** begin **

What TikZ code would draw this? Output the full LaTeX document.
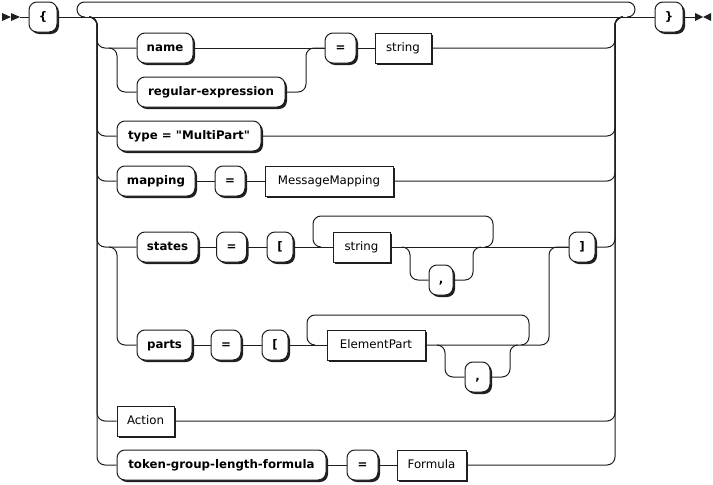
\documentclass[tikz,border=0pt]{standalone}
\usepackage{fontspec}
\setmainfont{DejaVu Sans}[Ligatures=TeXOff]
\usetikzlibrary{shadows}
\definecolor{ink}{HTML}{1E1E1E}
\begin{document}
\begin{tikzpicture}[x=1pt,y=-1pt,
  rail/.style={draw=ink, line width=1pt, rounded corners=8pt},
  boxbase/.style={draw=ink, line width=1pt, fill=white, minimum height=30pt,
    inner sep=0pt, text height=8.6pt, text depth=2.4pt,
    drop shadow={shadow xshift=2pt, shadow yshift=-2pt, fill=ink, opacity=1},
    font=\fontsize{11.8}{14}\selectfont},
  term/.style={boxbase, rounded corners=8pt, font=\fontsize{11.8}{14}\selectfont\bfseries},
  nonterm/.style={boxbase},
  tip/.style={fill=ink, draw=none}]
\useasboundingbox (0,0) rectangle (713,485);

% terminals and nonterminals
\node[term, minimum width=28pt] (lbrace) at (43,17) {\{};
\node[term, minimum width=28pt] (rbrace) at (669,17) {\}};
\node[term, minimum width=56pt] (name) at (165,48) {name};
\node[term, minimum width=148pt] (regex) at (211,92) {regular-expression};
\node[term, minimum width=31pt] (eqA) at (340.5,48) {=};
\node[nonterm, minimum width=56pt] (strA) at (403,48) {string};
\node[term, minimum width=144pt] (type) at (189,136) {type = "MultiPart"};
\node[term, minimum width=78pt] (mapping) at (156,181) {mapping};
\node[term, minimum width=30pt] (eqB) at (230,181) {=};
\node[nonterm, minimum width=128pt] (mm) at (329,181) {MessageMapping};
\node[term, minimum width=61pt] (states) at (167.5,247) {states};
\node[term, minimum width=30pt] (eqC) at (231.5,247) {=};
\node[term, minimum width=26pt] (lbrA) at (280,247) {[};
\node[nonterm, minimum width=57pt] (strB) at (361.5,247) {string};
\node[term, minimum width=24pt] (comA) at (441,280) {,};
\node[term, minimum width=26pt] (rbr) at (582,247) {]};
\node[term, minimum width=55pt] (parts) at (164.5,345) {parts};
\node[term, minimum width=30pt] (eqD) at (226,345) {=};
\node[term, minimum width=26pt] (lbrB) at (275,345) {[};
\node[nonterm, minimum width=98pt] (ep) at (376,345) {ElementPart};
\node[term, minimum width=25pt] (comB) at (477.5,377) {,};
\node[nonterm, minimum width=57pt] (action) at (145.5,421) {Action};
\node[term, minimum width=209pt] (token) at (221.5,465) {token-group-length-formula};
\node[term, minimum width=31pt] (eqE) at (362.5,465) {=};
\node[nonterm, minimum width=69pt] (formula) at (431.5,465) {Formula};

% entry and exit markers
\coordinate (start) at (20,17);
\coordinate (finish) at (695,17);
\fill[tip] (2,13) -- (11,17) -- (2,21) -- cycle;
\fill[tip] (11,13) -- (20,17) -- (11,21) -- cycle;
\fill[tip] (695,13) -- (703,17) -- (695,21) -- cycle;
\fill[tip] (711,13) -- (703,17) -- (711,21) -- cycle;
\draw[rail] (start) -- (lbrace.west);
\draw[rail] (lbrace.east) -- (rbrace.west);
\draw[rail] (rbrace.east) -- (finish);

% repetition loop over the whole choice
\draw[rail, rounded corners=7.5pt] (85,17) -- (77,17) -- (77,2) -- (635,2) -- (635,17) -- (627,17);

% choice split and join
\coordinate (cl) at (89,17);
\coordinate (cr) at (623,17);
\draw[rail] (cl) -| (97,48) -- (name.west);
\draw[rail] (cl) -| (97,136) -- (type.west);
\draw[rail] (cl) -| (97,181) -- (mapping.west);
\draw[rail] (cl) -| (97,247) -- (states.west);
\draw[rail] (cl) -| (97,421) -- (action.west);
\draw[rail] (cl) -| (97,465) -- (token.west);

% name / regular-expression = string
\draw[rail] (109,48) -| (117,92) -- (regex.west);
\draw[rail] (name.east) -- (eqA.west);
\draw[rail] (regex.east) -| (306,48) -- (eqA.west);
\draw[rail] (eqA.east) -- (strA.west);
\draw[rail] (strA.east) -| (615,17) -- (cr);

% type
\draw[rail] (type.east) -| (615,17) -- (cr);

% mapping = MessageMapping
\draw[rail] (mapping.east) -- (eqB.west);
\draw[rail] (eqB.east) -- (mm.west);
\draw[rail] (mm.east) -| (615,17) -- (cr);

% states = [ string , ... ]
\draw[rail] (109,247) -| (117,345) -- (parts.west);
\draw[rail] (states.east) -- (eqC.west);
\draw[rail] (eqC.east) -- (lbrA.west);
\draw[rail] (lbrA.east) -- (strB.west);
\draw[rail] (strB.east) -- (rbr.west);
\draw[rail] (321,247) -- (313,247) -- (313,216) -- (493,216) -- (493,247) -- (485,247);
\draw[rail] (402,247) -| (410,280) -- (comA.west);
\draw[rail] (comA.east) -| (473,247) -- (481,247);
\draw[rail] (rbr.east) -| (615,17) -- (cr);

% parts = [ ElementPart , ... ]
\draw[rail] (parts.east) -- (eqD.west);
\draw[rail] (eqD.east) -- (lbrB.west);
\draw[rail] (lbrB.east) -- (ep.west);
\draw[rail] (315,345) -- (307,345) -- (307,315) -- (529,315) -- (529,345) -- (521,345);
\draw[rail] (437,345) -| (445,377) -- (comB.west);
\draw[rail] (comB.east) -| (510,345) -- (518,345);
\draw[rail] (ep.east) -| (549,247) -- (rbr.west);

% Action
\draw[rail] (action.east) -| (615,17) -- (cr);

% token-group-length-formula = Formula
\draw[rail] (token.east) -- (eqE.west);
\draw[rail] (eqE.east) -- (formula.west);
\draw[rail] (formula.east) -| (615,17) -- (cr);
\end{tikzpicture}
\end{document}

** end **

■ Problem requirements: Extract, word for word, each line from the top of the data down to and including the line with "(0,0) rectangle (713,485);"; skip the pictures.

■ Full solution:
What TikZ code would draw this? Output the full LaTeX document.
\documentclass[tikz,border=0pt]{standalone}
\usepackage{fontspec}
\setmainfont{DejaVu Sans}[Ligatures=TeXOff]
\usetikzlibrary{shadows}
\definecolor{ink}{HTML}{1E1E1E}
\begin{document}
\begin{tikzpicture}[x=1pt,y=-1pt,
  rail/.style={draw=ink, line width=1pt, rounded corners=8pt},
  boxbase/.style={draw=ink, line width=1pt, fill=white, minimum height=30pt,
    inner sep=0pt, text height=8.6pt, text depth=2.4pt,
    drop shadow={shadow xshift=2pt, shadow yshift=-2pt, fill=ink, opacity=1},
    font=\fontsize{11.8}{14}\selectfont},
  term/.style={boxbase, rounded corners=8pt, font=\fontsize{11.8}{14}\selectfont\bfseries},
  nonterm/.style={boxbase},
  tip/.style={fill=ink, draw=none}]
\useasboundingbox (0,0) rectangle (713,485);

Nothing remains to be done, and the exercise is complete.